The hack works because the fruit's own acids keep it fresh — you don't need any cling wrap, foil or lemon juice. Photo / Getty Images
It's an age-old question that's sent parents bananas, term after term: how do you keep an apple from going brown in a child's lunch box, and coming home sticky, smelly and uneaten?
Now, genius parents have come up with a fresh new solution — and it's excited them, and their offspring, to the very core.
The answer isn't a sprinkle of lemon juice. It isn't airtight containers, and it's not sending an orange instead.
It's a humble, find-it-anywhere, rubber band.
Cut up the apple, reassemble like a jigsaw puzzle — core included — and wrap together with a rubber band — and according to Sydney mother of three Eleanor Hill, it really works.
"The kids love apples — they crunch bright red apples with crunchy white insides all day long, but when they started preschool, with packed lunches, the cut-up apple kept coming back home because they didn't like the brown marks," she told news.com.au.

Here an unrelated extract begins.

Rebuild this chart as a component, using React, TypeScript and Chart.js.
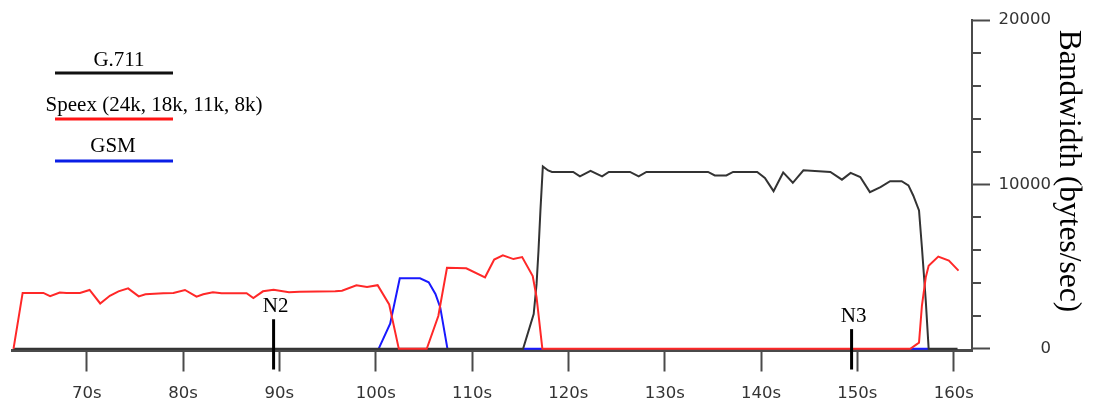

"I got the idea from the way we store avocado, keeping the seed in and rejoining the two sides — I thought surely that could work for all fruits.
"I'd heard lemon juice also works but I'm usually out of lemons, plus isn't the cheapest way to prevent apples going brown."
Now, for Patrick 6, Harry, 4 and Anni, 2, Ms Hill slices the apple into wedges then reassembles — with the core inside to stop the middle go brown — and keeps her handiwork in place with a rubber band.
"We do this for pears too, as the only thing worse than a brown apple is a brown pear," she said.
"It works perfectly, the fruit's own acids keep it fresh — you don't even need any cling wrap or foil, just straight into a snack pot.
"Now all that comes home is the rubber band and the core for the compost."
She said another option was purchasing an apple spiraliser.
"You know you're growing up when you put 'apple spiraliser' on your next Santa list," she laughed.
"Our school canteen has one and although I'm a rookie at using it, it also keeps the apple together, and white.
"For my six-year-old I hold the apple together and just make four vertical cuts, leaving larger chunks."
Her discovery was recently embraced by mums and dads on social media, who were sick of brown fruit coming home uneaten. Ms Hill's other kitchen hack includes another tedious task — slicing grapes and cherry tomatoes for her youngest children.
"I'm conscious about choking hazard foods, and aside from the obvious nuts and popcorn, whole raw apples and whole raw carrots should be cut up for younger children as large chunks can break off when they bite and get lodged in a child's throat," she said.
"Similarly, cherry tomatoes and grapes require cutting, and our amazing preschool strictly enforces this policy, my four-year-old gave me a lecture when I popped one tiny baby grape in uncut alongside all the cut ones," she laughed.
"This onerous task can be done by placing grapes or tomatoes on a flat plate or board, placing a plate on top to hold them, and cutting horizontally through the middle."